Le 27 novembre, des avions israéliens ont frappé plusieurs sites sous le contrôle de cette armée. Lundi 28 novembre, le porte-parole de l’armée israélienne, Avichay Adraee, a annoncé qu’elle avait ciblé les combattants d’al-Walid dans le sud du plateau du Golan « en réponse à la fusillade qui avait ciblé une force militaire menant des activités de sécurité [la veille] ».
Des morts et des blessés au sein de l’armée Khalid ibn al-Walid ont été signalés.
Pendant son occupation de la région, l’armée de Khalid bin al-Walid a acquis la réputation de traiter de façon particulièrement horrible et intransigeante la population locale sous son contrôle.
« Ils ont coupé les mains, la tête et la peau des gens, ou ont utilisé d’autres méthodes de torture contre les gens d’ici », a déclaré Nasser. « C’est nouveau pour nous, nous n’avions jamais vu cela auparavant. »
La description de Nasser de la vie sous occupation – et la peur d’une population choquée essayant de vivre sous le règne brutal du groupe – fait écho à des témoignages similaires provenant de Mossoul, Raqqa et d’autres parties du soi-disant califat de l’EI.
Toutefois, Shajarah et les autres villages de la vallée de Yarmouk ne sont pas, techniquement, occupés par l’EI : l’armée Khalid ibn al-Walid n’a pas encore prêté publiquement serment d’allégeance à l’EI. Le groupe nie toute affiliation à l’organisation terroriste, même si les articles d’actualité qu’il produit figurent dans Amaq, l’un des principaux porte-voix de la propagande de l’EI.
Pour Abu Nasser et les 20 000 autres habitants du bassin de Yarmouk, la différence, si tant est qu’il y en ait, est insignifiante.
« Ils sont membres de l’EI et nous voyons les drapeaux de l’EI flotter partout dans notre ville. Ils cachent encore leur affiliation à l’organisation, mais nous savons qu’ils en font partie », a-t-il affirmé à MEE.
Liens avec l’État islamique
Au début de la guerre syrienne, la vallée de Yarmouk n’était pas un foyer d’extrémisme. Comme la plus grande partie du sud de la Syrie, les habitants de la région manifestaient pacifiquement contre le régime syrien.
Mais bientôt, les manifestations se sont transformées en conflit armé. Dans le même temps, un militant a émergé comme leader dans la région, un homme connu sous le nom d’Abou Ali ou al-Khal – « l’oncle ».
En 2012, al-Khal a fondé la Brigade des martyrs de Yarmouk dans le cadre du groupe d’opposition de l’Armée syrienne libre (ASL).

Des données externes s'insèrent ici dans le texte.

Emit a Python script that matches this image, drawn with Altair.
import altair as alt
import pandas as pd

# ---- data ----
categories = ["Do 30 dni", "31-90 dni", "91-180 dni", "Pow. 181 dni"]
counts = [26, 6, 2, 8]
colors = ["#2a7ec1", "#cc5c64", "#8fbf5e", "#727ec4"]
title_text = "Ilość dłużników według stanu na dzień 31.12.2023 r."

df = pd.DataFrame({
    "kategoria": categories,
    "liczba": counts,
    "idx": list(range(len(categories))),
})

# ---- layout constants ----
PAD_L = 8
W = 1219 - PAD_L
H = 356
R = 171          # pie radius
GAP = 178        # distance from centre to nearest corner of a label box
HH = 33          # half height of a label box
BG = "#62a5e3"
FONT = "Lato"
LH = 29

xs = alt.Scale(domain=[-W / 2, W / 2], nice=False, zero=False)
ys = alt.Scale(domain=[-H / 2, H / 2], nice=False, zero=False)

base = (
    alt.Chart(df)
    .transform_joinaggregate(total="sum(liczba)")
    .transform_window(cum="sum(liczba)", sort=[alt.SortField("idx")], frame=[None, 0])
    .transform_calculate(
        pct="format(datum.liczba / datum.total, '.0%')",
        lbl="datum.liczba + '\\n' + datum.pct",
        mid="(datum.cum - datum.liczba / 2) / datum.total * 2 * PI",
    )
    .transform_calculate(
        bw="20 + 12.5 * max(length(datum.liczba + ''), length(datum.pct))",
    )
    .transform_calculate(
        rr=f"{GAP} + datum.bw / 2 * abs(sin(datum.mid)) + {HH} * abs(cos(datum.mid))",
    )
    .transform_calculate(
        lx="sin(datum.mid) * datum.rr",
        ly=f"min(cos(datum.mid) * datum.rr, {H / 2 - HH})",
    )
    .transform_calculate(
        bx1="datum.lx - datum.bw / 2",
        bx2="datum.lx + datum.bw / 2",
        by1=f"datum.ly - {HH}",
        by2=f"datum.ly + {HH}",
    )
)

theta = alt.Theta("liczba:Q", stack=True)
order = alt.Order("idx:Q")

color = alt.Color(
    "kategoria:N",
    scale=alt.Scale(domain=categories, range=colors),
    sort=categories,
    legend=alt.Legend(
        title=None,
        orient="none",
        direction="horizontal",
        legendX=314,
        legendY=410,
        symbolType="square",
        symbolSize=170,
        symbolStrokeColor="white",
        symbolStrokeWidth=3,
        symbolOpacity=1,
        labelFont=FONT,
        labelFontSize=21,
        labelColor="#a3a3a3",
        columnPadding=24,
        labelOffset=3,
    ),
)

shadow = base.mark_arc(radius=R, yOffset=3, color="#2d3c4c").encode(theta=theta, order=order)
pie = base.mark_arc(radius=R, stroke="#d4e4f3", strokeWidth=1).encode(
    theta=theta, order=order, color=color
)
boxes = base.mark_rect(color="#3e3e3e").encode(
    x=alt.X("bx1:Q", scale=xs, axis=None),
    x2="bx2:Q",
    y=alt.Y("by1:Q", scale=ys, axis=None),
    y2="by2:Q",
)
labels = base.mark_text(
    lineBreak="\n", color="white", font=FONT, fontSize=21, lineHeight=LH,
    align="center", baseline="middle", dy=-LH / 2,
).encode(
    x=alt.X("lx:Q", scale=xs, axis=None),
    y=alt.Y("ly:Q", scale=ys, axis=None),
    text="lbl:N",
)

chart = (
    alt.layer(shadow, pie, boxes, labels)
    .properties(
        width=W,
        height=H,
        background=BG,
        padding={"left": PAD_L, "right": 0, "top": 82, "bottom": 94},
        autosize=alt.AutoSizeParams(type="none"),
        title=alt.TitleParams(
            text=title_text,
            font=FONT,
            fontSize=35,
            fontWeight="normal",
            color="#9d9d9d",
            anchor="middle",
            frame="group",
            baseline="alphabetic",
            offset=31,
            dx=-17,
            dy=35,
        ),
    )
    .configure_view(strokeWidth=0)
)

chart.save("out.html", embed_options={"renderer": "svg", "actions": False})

Il a amassé de plus en plus de pouvoir dans la région, finissant par contrôler les services publics (électricité et eau) et l’éducation. Il a également créé un tribunal spécial. Bien que sa brigade ait initialement bénéficié du soutien du Centre d’opérations militaires (MOC) dirigé par les États-Unis en Jordanie en 2013, cela a cessé au début de 2014, le comportement du groupe se singularisant.
À la fin de 2014, la Brigade affichait des signes clairs d’extrémisme. En 2015, le groupe a commencé à appliquer la loi islamique et à mettre en œuvre des dispositions judiciaires semblables à celles de l’EI.

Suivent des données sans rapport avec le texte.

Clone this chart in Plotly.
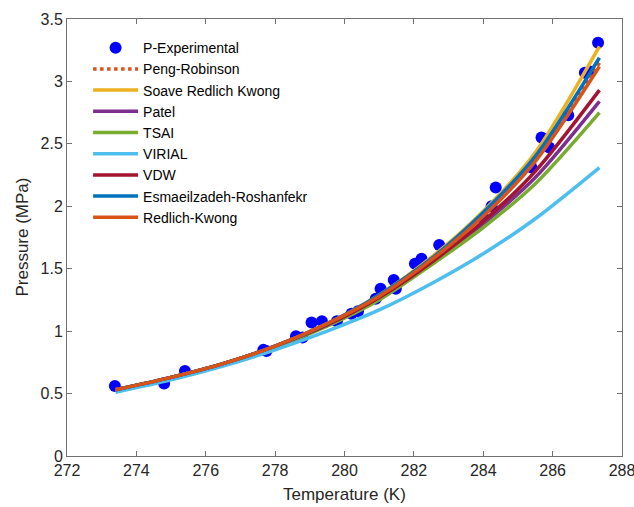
import plotly.graph_objects as go

# Experimental data
T_exp = [273.38, 274.80, 275.40, 277.66, 277.75, 278.60, 278.79, 279.05, 279.35, 279.78,
         280.20, 280.39, 280.90, 281.04, 281.42, 281.48, 282.03, 282.22, 282.73, 284.02,
         284.24, 284.36, 285.39, 285.68, 285.90, 286.45, 286.93, 287.07, 287.31]
P_exp = [0.56, 0.58, 0.68, 0.85, 0.84, 0.96, 0.95, 1.07, 1.08, 1.08,
         1.14, 1.16, 1.26, 1.34, 1.41, 1.34, 1.54, 1.58, 1.69, 1.90,
         2.00, 2.15, 2.31, 2.55, 2.47, 2.73, 3.07, 3.08, 3.31]

# Model curves (read at these temperatures)
T_model = [273.4, 275.0, 276.5, 278.0, 279.5, 281.0, 282.5, 284.0, 285.5, 287.35]
P_peng_robinson = [0.53, 0.63, 0.74, 0.88, 1.06, 1.28, 1.58, 1.93, 2.38, 3.15]
P_soave = [0.53, 0.63, 0.74, 0.88, 1.06, 1.29, 1.59, 1.96, 2.43, 3.28]
P_patel = [0.53, 0.63, 0.74, 0.88, 1.05, 1.26, 1.54, 1.86, 2.23, 2.84]
P_tsai = [0.53, 0.63, 0.74, 0.87, 1.04, 1.25, 1.53, 1.83, 2.18, 2.75]
P_virial = [0.51, 0.61, 0.72, 0.85, 1.00, 1.17, 1.38, 1.62, 1.90, 2.31]
P_vdw = [0.53, 0.63, 0.74, 0.88, 1.05, 1.27, 1.55, 1.88, 2.28, 2.93]
P_esm = [0.53, 0.63, 0.74, 0.88, 1.06, 1.29, 1.58, 1.95, 2.40, 3.19]
P_rk = [0.53, 0.63, 0.74, 0.88, 1.06, 1.28, 1.57, 1.92, 2.36, 3.12]

x_ticks = [272, 274, 276, 278, 280, 282, 284, 286, 288]
y_ticks = [0, 0.5, 1, 1.5, 2, 2.5, 3, 3.5]
y_tick_text = ["0", "0.5", "1", "1.5", "2", "2.5", "3", "3.5"]

fig = go.Figure()
fig.add_trace(go.Scatter(x=T_exp, y=P_exp, mode="markers", name="P-Experimental",
                         marker=dict(color="#0000ff", size=12)))

models = [
    ("Peng-Robinson", P_peng_robinson, "#D95319", "dot"),
    ("Soave Redlich Kwong", P_soave, "#EDB120", "solid"),
    ("Patel", P_patel, "#7E2F8E", "solid"),
    ("TSAI", P_tsai, "#77AC30", "solid"),
    ("VIRIAL", P_virial, "#4DBEEE", "solid"),
    ("VDW", P_vdw, "#A2142F", "solid"),
    ("Esmaeilzadeh-Roshanfekr", P_esm, "#0072BD", "solid"),
    ("Redlich-Kwong", P_rk, "#D95319", "solid"),
]
for name, vals, color, dash in models:
    fig.add_trace(go.Scatter(x=T_model, y=vals, mode="lines", name=name,
                             line=dict(color=color, width=3.5, dash=dash, shape="spline", smoothing=0.8)))

FONT = "Liberation Sans, Arial"
axis_common = dict(showline=True, linecolor="#707070", linewidth=1, mirror="ticks",
                   ticks="inside", ticklen=5, tickcolor="#707070", showgrid=False,
                   zeroline=False, automargin=False, ticklabeloverflow="allow",
                   tickfont=dict(family=FONT, size=16, color="#262626"))

fig.update_xaxes(range=[272, 288], tickvals=x_ticks, **axis_common)
fig.update_yaxes(range=[0, 3.5], tickvals=y_ticks, ticktext=y_tick_text, **axis_common)

title_font = dict(family=FONT, size=17, color="#262626")
fig.add_annotation(text="Temperature (K)", xref="paper", yref="paper", x=0.5, y=-0.089,
                   xanchor="center", yanchor="middle", showarrow=False, font=title_font)
fig.add_annotation(text="Pressure (MPa)", xref="paper", yref="paper", x=-0.081, y=0.5,
                   xanchor="center", yanchor="middle", showarrow=False, textangle=-90,
                   font=title_font)

fig.update_layout(
    width=634, height=507,
    margin=dict(l=67, r=12, t=19, b=51),
    plot_bgcolor="white", paper_bgcolor="white",
    legend=dict(x=0.038, y=0.97, xanchor="left", yanchor="top", bgcolor="rgba(0,0,0,0)",
                font=dict(family=FONT, size=14, color="#000000"),
                tracegroupgap=0, itemwidth=45),
    showlegend=True,
)

fig.write_html("out.html", config={"displayModeBar": False},
               post_script="document.body.style.margin='0px';")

Le 24 mai 2016, l’arrivée de l’armée Khalid ibn al-Walid a été annoncée par une fusion intégrée de trois groupes radicaux : la Brigade des martyrs de Yarmouk, le Mouvement islamique Muthanna et l’Armée du djihad. Le territoire dominé par ces groupes s’étendait sur la région de Yarmouk, un triangle de terre entre la Syrie, la Jordanie et le plateau du Golan occupé par Israël.
« L’armée Khalid ibn al-Walid est certainement une branche importante de l’EI, mais les trois factions cachent leur affiliation, craignant de devenir la cible de la communauté internationale » – Abu Bilal, un habitant
Abu Bilal, un habitant de Shajarah, principal bastion de l’armée Khalid ibn al-Walid, a déclaré à MEE qu’Abu Uthman Aladalbi, émir de l’organisation, avait été envoyé dans la région depuis le nord d’Alep en tant qu’envoyé des dirigeants de l’EI.

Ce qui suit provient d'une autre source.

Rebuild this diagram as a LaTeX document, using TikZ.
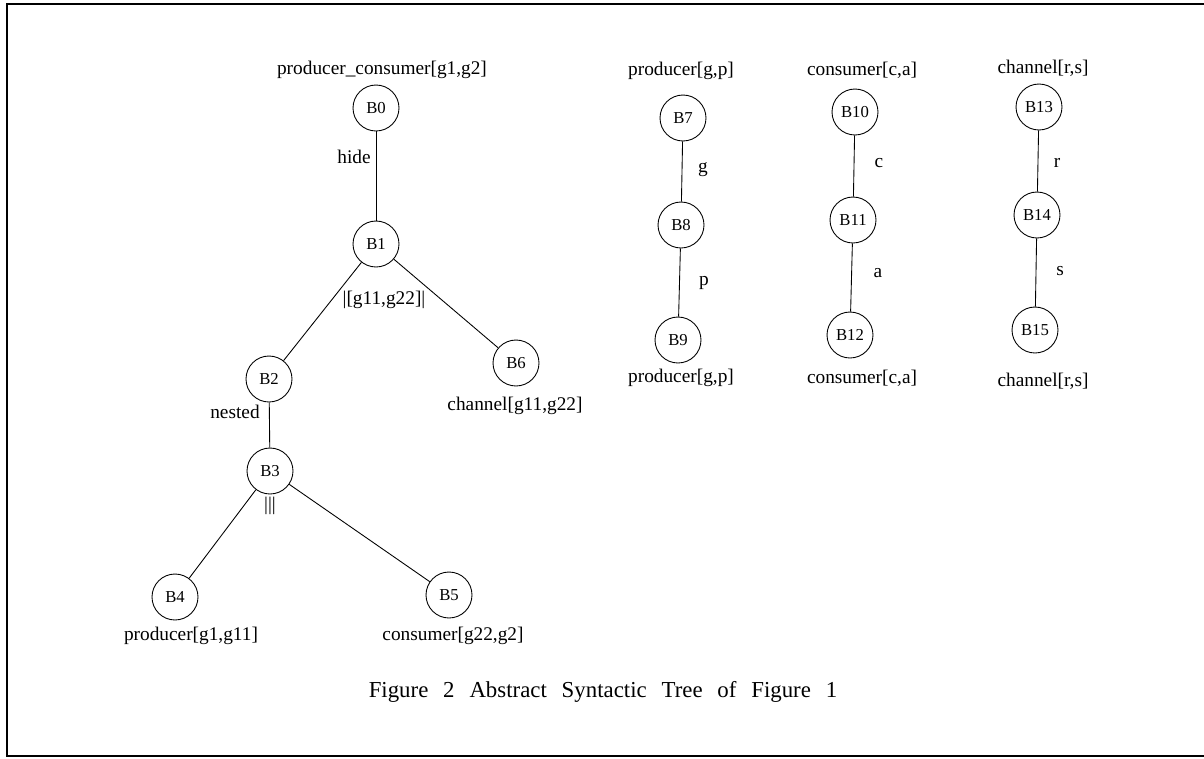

« La décision de nommer Abu Uthman Aladalbi est un ordre direct du chef de l’organisation, Abu Bakr al-Baghdadi », a-t-il ajouté.
L’armée Khalid ibn al-Walid est certainement une branche importante de l’EI, mais les trois factions cachent leur affiliation, craignant de devenir la cible de la communauté internationale.
Avec la formation de l’armée Khalid ibn al-Walid et son annonce d’un califat islamique dans la région en 2016, al-Khal a cimenté son contrôle.
Au cours de l’année écoulée, l’armée Khalid ibn al-Walid a étendu ses forces en renforçant son contrôle sur les écoles, les hôpitaux et les institutions de services et en imposant ses idées et croyances à la population de la région par l’intermédiaire de la Hisbah, une police de la morale dans le style de l’EI.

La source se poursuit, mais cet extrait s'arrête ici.